Nietzsche stands entirely apart from all of this. He even examines Christianity outside its social context. In Soviet anti-religious literature, or in contemporary critiques of religion, Christianity is inseparable from other social institutions, from class relations, from economics. For Nietzsche this is all somewhat beside the point. The doctrine of social reality, of the social environment — he considered it a decadent conception. He thought himself above it, at least that was how he saw things.

He examines Christianity exclusively from the standpoint of his own philosophy: the will to power and the free mind. His claims can neither be proven nor refuted; they do not meet the criterion of falsifiability. This is not science; it is philosophy at best, and broadly speaking: polemic and high literature.
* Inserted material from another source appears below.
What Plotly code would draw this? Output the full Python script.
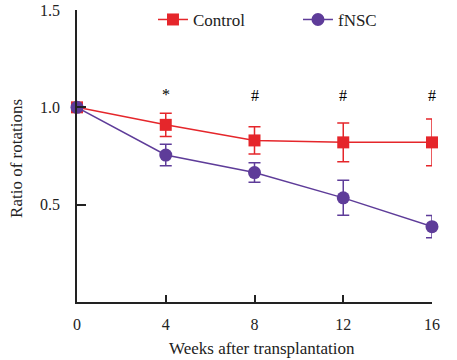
import plotly.graph_objects as go

weeks = [0, 4, 8, 12, 16]
control = [1.0, 0.91, 0.83, 0.82, 0.82]
control_err = [0.0, 0.06, 0.07, 0.10, 0.12]
fnsc = [1.0, 0.755, 0.665, 0.535, 0.387]
fnsc_err = [0.0, 0.055, 0.05, 0.09, 0.057]
sig_weeks = [4, 8, 12, 16]
sig_marks = ["*", "#", "#", "#"]
sig_y = [1.065, 1.06, 1.06, 1.06]
x_title = "Weeks after transplantation"
y_title = "Ratio of rotations"

RED = "#E5262B"
PURPLE = "#5E3C99"
FONT = "Liberation Serif"
TXT = "#222"

fig = go.Figure()
fig.add_trace(go.Scatter(
    x=weeks, y=control, name="Control", mode="lines+markers", cliponaxis=False,
    line=dict(color=RED, width=1.5),
    marker=dict(symbol="square", size=12, color=RED),
    error_y=dict(type="data", array=control_err, color=RED, thickness=1.5, width=6),
))
fig.add_trace(go.Scatter(
    x=weeks, y=fnsc, name="fNSC", mode="lines+markers", cliponaxis=False,
    line=dict(color=PURPLE, width=1.5),
    marker=dict(symbol="circle", size=13, color=PURPLE),
    error_y=dict(type="data", array=fnsc_err, color=PURPLE, thickness=1.5, width=6),
))

for w, m, yy in zip(sig_weeks, sig_marks, sig_y):
    fig.add_annotation(x=w, y=yy, text=m, showarrow=False,
                       font=dict(family=FONT, size=16, color="black"))

fig.add_annotation(xref="paper", yref="paper", x=0.52, y=-0.16, yanchor="middle",
                   text=x_title, showarrow=False, font=dict(family=FONT, size=17, color=TXT))
fig.add_annotation(xref="paper", yref="paper", x=-0.169, y=0.49, xanchor="center",
                   yanchor="middle", textangle=-90,
                   text=y_title, showarrow=False, font=dict(family=FONT, size=17, color=TXT))

fig.update_layout(
    width=457, height=360,
    margin=dict(l=77, r=25, t=10, b=58, autoexpand=False),
    plot_bgcolor="white", paper_bgcolor="white",
    font=dict(family=FONT, size=16, color=TXT),
    showlegend=True,
    legend=dict(orientation="h", x=0.214, y=0.966, xanchor="left", yanchor="middle",
                font=dict(family=FONT, size=17, color=TXT),
                bgcolor="rgba(0,0,0,0)", itemwidth=30, entrywidth=100, entrywidthmode="pixels"),
    xaxis=dict(range=[0, 16], tickvals=[0, 4, 8, 12, 16], ticks="inside", ticklen=7,
               tickwidth=1.5, tickcolor=TXT, showline=True, linecolor=TXT, linewidth=1.5,
               showgrid=False, zeroline=False, automargin=False, ticklabelstandoff=7,
               tickfont=dict(family=FONT, size=16, color=TXT)),
    yaxis=dict(range=[0, 1.5], tickvals=[0.5, 1.0, 1.5], ticktext=["0.5", "1.0", "1.5"],
               ticks="inside", ticklen=9, tickwidth=1.5, tickcolor=TXT,
               showline=True, linecolor=TXT, linewidth=1.5,
               showgrid=False, zeroline=False, automargin=False, ticklabelstandoff=12,
               tickfont=dict(family=FONT, size=16, color=TXT)),
)

fig.write_html("out.html", config={"displayModeBar": False},
               post_script="document.body.style.margin='0';")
Any of us could write an anti-Christian pamphlet and say Christianity is a religion of the weak. To the same effect as Nietzsche. The question is how well it would be done. Nietzsche did it with something close to genius. He really was an exceptional writer, and that does not change because his claims are unscientific.

This is my central argument: Nietzsche does not operate as a scholar, he operates as a literary figure. This does not diminish his significance, but it determines the right way to engage with him. Read him as one reads good literature: with admiration and with critical distance at the same time.